Given data ▸

*****

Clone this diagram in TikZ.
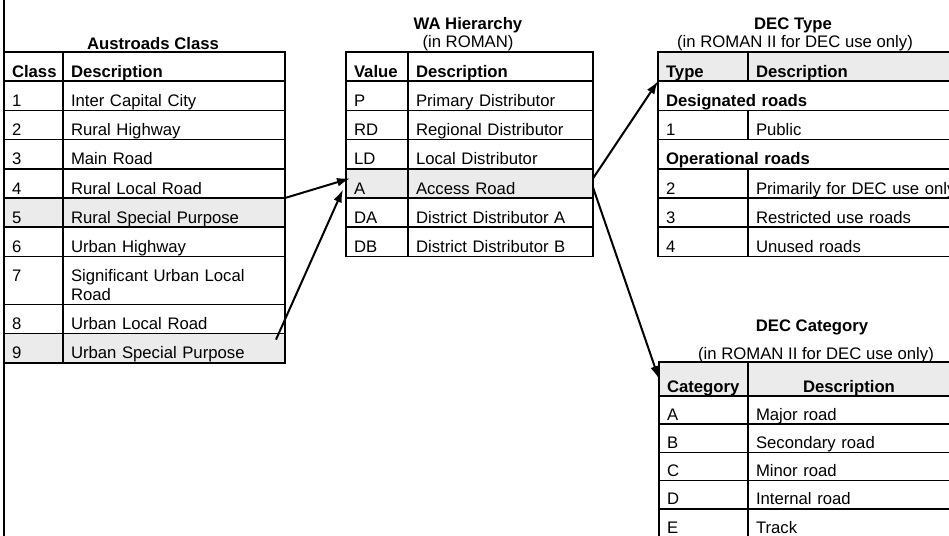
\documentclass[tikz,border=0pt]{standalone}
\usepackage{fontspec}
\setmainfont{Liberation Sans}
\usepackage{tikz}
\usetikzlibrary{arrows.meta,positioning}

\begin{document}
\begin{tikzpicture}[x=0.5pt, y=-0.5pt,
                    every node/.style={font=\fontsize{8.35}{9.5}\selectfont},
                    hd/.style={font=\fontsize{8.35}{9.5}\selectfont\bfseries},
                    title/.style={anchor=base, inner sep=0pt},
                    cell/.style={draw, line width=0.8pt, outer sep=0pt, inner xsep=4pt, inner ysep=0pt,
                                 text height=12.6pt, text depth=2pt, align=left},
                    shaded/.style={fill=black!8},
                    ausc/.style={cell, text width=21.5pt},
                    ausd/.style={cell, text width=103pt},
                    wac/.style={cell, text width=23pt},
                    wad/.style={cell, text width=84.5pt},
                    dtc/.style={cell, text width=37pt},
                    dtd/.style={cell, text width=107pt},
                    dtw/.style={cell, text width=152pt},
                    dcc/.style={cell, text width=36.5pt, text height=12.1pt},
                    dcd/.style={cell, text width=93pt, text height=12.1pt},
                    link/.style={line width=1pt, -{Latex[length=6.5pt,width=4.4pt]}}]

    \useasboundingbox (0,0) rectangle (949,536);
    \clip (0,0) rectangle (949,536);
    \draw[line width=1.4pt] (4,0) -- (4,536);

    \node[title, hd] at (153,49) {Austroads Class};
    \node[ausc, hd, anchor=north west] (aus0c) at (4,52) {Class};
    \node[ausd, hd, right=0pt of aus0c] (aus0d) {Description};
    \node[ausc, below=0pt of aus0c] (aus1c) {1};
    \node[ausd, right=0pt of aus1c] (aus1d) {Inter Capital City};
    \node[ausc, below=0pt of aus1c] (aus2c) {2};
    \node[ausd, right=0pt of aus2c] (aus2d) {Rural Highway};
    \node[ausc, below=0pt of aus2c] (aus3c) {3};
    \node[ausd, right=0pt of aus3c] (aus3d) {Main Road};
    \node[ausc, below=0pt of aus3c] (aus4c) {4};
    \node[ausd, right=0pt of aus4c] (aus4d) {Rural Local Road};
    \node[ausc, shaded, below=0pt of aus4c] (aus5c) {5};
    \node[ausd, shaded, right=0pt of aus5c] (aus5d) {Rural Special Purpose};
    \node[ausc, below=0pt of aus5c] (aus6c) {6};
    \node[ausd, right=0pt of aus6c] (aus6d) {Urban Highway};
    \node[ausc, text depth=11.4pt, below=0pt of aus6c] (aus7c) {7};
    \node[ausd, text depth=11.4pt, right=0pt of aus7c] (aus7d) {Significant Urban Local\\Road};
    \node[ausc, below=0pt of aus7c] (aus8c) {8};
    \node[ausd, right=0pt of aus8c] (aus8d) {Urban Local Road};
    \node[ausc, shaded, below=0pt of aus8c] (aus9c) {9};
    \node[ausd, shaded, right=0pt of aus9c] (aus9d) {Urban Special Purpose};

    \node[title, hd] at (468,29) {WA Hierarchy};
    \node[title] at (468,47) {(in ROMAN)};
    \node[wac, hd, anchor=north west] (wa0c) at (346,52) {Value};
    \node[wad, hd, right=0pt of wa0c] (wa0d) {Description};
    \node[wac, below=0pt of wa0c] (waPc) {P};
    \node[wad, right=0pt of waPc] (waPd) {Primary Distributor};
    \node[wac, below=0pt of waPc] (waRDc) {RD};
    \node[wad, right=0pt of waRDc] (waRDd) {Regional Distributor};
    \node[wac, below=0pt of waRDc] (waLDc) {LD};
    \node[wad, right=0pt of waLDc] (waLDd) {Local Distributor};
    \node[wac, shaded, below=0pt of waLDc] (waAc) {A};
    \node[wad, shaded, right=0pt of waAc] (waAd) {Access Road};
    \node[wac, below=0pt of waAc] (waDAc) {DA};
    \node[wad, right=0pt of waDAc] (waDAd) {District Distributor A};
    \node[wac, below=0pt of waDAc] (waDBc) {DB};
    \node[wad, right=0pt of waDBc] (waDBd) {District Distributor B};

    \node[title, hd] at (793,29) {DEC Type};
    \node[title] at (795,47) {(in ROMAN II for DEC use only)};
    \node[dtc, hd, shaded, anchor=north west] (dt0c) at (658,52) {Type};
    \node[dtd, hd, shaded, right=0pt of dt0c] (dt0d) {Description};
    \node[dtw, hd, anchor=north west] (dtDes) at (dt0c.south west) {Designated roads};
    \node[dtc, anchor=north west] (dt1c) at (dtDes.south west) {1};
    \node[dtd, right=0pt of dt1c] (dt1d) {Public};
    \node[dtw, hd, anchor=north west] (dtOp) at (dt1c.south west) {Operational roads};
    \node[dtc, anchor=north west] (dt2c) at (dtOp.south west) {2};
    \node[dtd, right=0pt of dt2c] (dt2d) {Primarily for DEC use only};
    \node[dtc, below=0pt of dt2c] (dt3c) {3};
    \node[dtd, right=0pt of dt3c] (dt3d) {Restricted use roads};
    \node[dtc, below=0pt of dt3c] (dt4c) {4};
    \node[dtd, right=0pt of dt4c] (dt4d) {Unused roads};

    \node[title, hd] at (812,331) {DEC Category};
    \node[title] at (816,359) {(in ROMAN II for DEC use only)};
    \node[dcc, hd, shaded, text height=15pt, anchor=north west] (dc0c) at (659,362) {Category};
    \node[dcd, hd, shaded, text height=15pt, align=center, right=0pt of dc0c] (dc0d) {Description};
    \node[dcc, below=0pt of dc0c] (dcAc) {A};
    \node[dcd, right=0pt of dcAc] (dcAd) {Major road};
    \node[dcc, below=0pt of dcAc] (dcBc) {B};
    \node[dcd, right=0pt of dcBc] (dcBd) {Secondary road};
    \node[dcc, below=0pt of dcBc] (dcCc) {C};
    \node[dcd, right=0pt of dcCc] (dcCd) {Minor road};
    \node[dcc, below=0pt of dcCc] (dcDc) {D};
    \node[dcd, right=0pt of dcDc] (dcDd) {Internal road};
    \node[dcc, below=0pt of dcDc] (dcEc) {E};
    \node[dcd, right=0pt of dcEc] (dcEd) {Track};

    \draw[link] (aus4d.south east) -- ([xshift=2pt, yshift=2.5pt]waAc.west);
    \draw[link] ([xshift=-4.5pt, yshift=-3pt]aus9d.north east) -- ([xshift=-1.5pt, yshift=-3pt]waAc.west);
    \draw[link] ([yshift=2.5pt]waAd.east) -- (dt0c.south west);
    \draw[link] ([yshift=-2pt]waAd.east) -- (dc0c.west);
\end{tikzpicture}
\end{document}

*****

Stated exercise ▸
Return each line from the material above exactly, but not the pictures.

Right answer ▸
Clone this diagram in TikZ.
\documentclass[tikz,border=0pt]{standalone}
\usepackage{fontspec}
\setmainfont{Liberation Sans}
\usepackage{tikz}
\usetikzlibrary{arrows.meta,positioning}

\begin{document}
\begin{tikzpicture}[x=0.5pt, y=-0.5pt,
                    every node/.style={font=\fontsize{8.35}{9.5}\selectfont},
                    hd/.style={font=\fontsize{8.35}{9.5}\selectfont\bfseries},
                    title/.style={anchor=base, inner sep=0pt},
                    cell/.style={draw, line width=0.8pt, outer sep=0pt, inner xsep=4pt, inner ysep=0pt,
                                 text height=12.6pt, text depth=2pt, align=left},
                    shaded/.style={fill=black!8},
                    ausc/.style={cell, text width=21.5pt},
                    ausd/.style={cell, text width=103pt},
                    wac/.style={cell, text width=23pt},
                    wad/.style={cell, text width=84.5pt},
                    dtc/.style={cell, text width=37pt},
                    dtd/.style={cell, text width=107pt},
                    dtw/.style={cell, text width=152pt},
                    dcc/.style={cell, text width=36.5pt, text height=12.1pt},
                    dcd/.style={cell, text width=93pt, text height=12.1pt},
                    link/.style={line width=1pt, -{Latex[length=6.5pt,width=4.4pt]}}]

    \useasboundingbox (0,0) rectangle (949,536);
    \clip (0,0) rectangle (949,536);
    \draw[line width=1.4pt] (4,0) -- (4,536);

    \node[title, hd] at (153,49) {Austroads Class};
    \node[ausc, hd, anchor=north west] (aus0c) at (4,52) {Class};
    \node[ausd, hd, right=0pt of aus0c] (aus0d) {Description};
    \node[ausc, below=0pt of aus0c] (aus1c) {1};
    \node[ausd, right=0pt of aus1c] (aus1d) {Inter Capital City};
    \node[ausc, below=0pt of aus1c] (aus2c) {2};
    \node[ausd, right=0pt of aus2c] (aus2d) {Rural Highway};
    \node[ausc, below=0pt of aus2c] (aus3c) {3};
    \node[ausd, right=0pt of aus3c] (aus3d) {Main Road};
    \node[ausc, below=0pt of aus3c] (aus4c) {4};
    \node[ausd, right=0pt of aus4c] (aus4d) {Rural Local Road};
    \node[ausc, shaded, below=0pt of aus4c] (aus5c) {5};
    \node[ausd, shaded, right=0pt of aus5c] (aus5d) {Rural Special Purpose};
    \node[ausc, below=0pt of aus5c] (aus6c) {6};
    \node[ausd, right=0pt of aus6c] (aus6d) {Urban Highway};
    \node[ausc, text depth=11.4pt, below=0pt of aus6c] (aus7c) {7};
    \node[ausd, text depth=11.4pt, right=0pt of aus7c] (aus7d) {Significant Urban Local\\Road};
    \node[ausc, below=0pt of aus7c] (aus8c) {8};
    \node[ausd, right=0pt of aus8c] (aus8d) {Urban Local Road};
    \node[ausc, shaded, below=0pt of aus8c] (aus9c) {9};
    \node[ausd, shaded, right=0pt of aus9c] (aus9d) {Urban Special Purpose};

    \node[title, hd] at (468,29) {WA Hierarchy};
    \node[title] at (468,47) {(in ROMAN)};
    \node[wac, hd, anchor=north west] (wa0c) at (346,52) {Value};
    \node[wad, hd, right=0pt of wa0c] (wa0d) {Description};
    \node[wac, below=0pt of wa0c] (waPc) {P};
    \node[wad, right=0pt of waPc] (waPd) {Primary Distributor};
    \node[wac, below=0pt of waPc] (waRDc) {RD};
    \node[wad, right=0pt of waRDc] (waRDd) {Regional Distributor};
    \node[wac, below=0pt of waRDc] (waLDc) {LD};
    \node[wad, right=0pt of waLDc] (waLDd) {Local Distributor};
    \node[wac, shaded, below=0pt of waLDc] (waAc) {A};
    \node[wad, shaded, right=0pt of waAc] (waAd) {Access Road};
    \node[wac, below=0pt of waAc] (waDAc) {DA};
    \node[wad, right=0pt of waDAc] (waDAd) {District Distributor A};
    \node[wac, below=0pt of waDAc] (waDBc) {DB};
    \node[wad, right=0pt of waDBc] (waDBd) {District Distributor B};

    \node[title, hd] at (793,29) {DEC Type};
    \node[title] at (795,47) {(in ROMAN II for DEC use only)};
    \node[dtc, hd, shaded, anchor=north west] (dt0c) at (658,52) {Type};
    \node[dtd, hd, shaded, right=0pt of dt0c] (dt0d) {Description};
    \node[dtw, hd, anchor=north west] (dtDes) at (dt0c.south west) {Designated roads};
    \node[dtc, anchor=north west] (dt1c) at (dtDes.south west) {1};
    \node[dtd, right=0pt of dt1c] (dt1d) {Public};
    \node[dtw, hd, anchor=north west] (dtOp) at (dt1c.south west) {Operational roads};
    \node[dtc, anchor=north west] (dt2c) at (dtOp.south west) {2};
    \node[dtd, right=0pt of dt2c] (dt2d) {Primarily for DEC use only};
    \node[dtc, below=0pt of dt2c] (dt3c) {3};
    \node[dtd, right=0pt of dt3c] (dt3d) {Restricted use roads};
    \node[dtc, below=0pt of dt3c] (dt4c) {4};
    \node[dtd, right=0pt of dt4c] (dt4d) {Unused roads};

    \node[title, hd] at (812,331) {DEC Category};
    \node[title] at (816,359) {(in ROMAN II for DEC use only)};
    \node[dcc, hd, shaded, text height=15pt, anchor=north west] (dc0c) at (659,362) {Category};
    \node[dcd, hd, shaded, text height=15pt, align=center, right=0pt of dc0c] (dc0d) {Description};
    \node[dcc, below=0pt of dc0c] (dcAc) {A};
    \node[dcd, right=0pt of dcAc] (dcAd) {Major road};
    \node[dcc, below=0pt of dcAc] (dcBc) {B};
    \node[dcd, right=0pt of dcBc] (dcBd) {Secondary road};
    \node[dcc, below=0pt of dcBc] (dcCc) {C};
    \node[dcd, right=0pt of dcCc] (dcCd) {Minor road};
    \node[dcc, below=0pt of dcCc] (dcDc) {D};
    \node[dcd, right=0pt of dcDc] (dcDd) {Internal road};
    \node[dcc, below=0pt of dcDc] (dcEc) {E};
    \node[dcd, right=0pt of dcEc] (dcEd) {Track};

    \draw[link] (aus4d.south east) -- ([xshift=2pt, yshift=2.5pt]waAc.west);
    \draw[link] ([xshift=-4.5pt, yshift=-3pt]aus9d.north east) -- ([xshift=-1.5pt, yshift=-3pt]waAc.west);
    \draw[link] ([yshift=2.5pt]waAd.east) -- (dt0c.south west);
    \draw[link] ([yshift=-2pt]waAd.east) -- (dc0c.west);
\end{tikzpicture}
\end{document}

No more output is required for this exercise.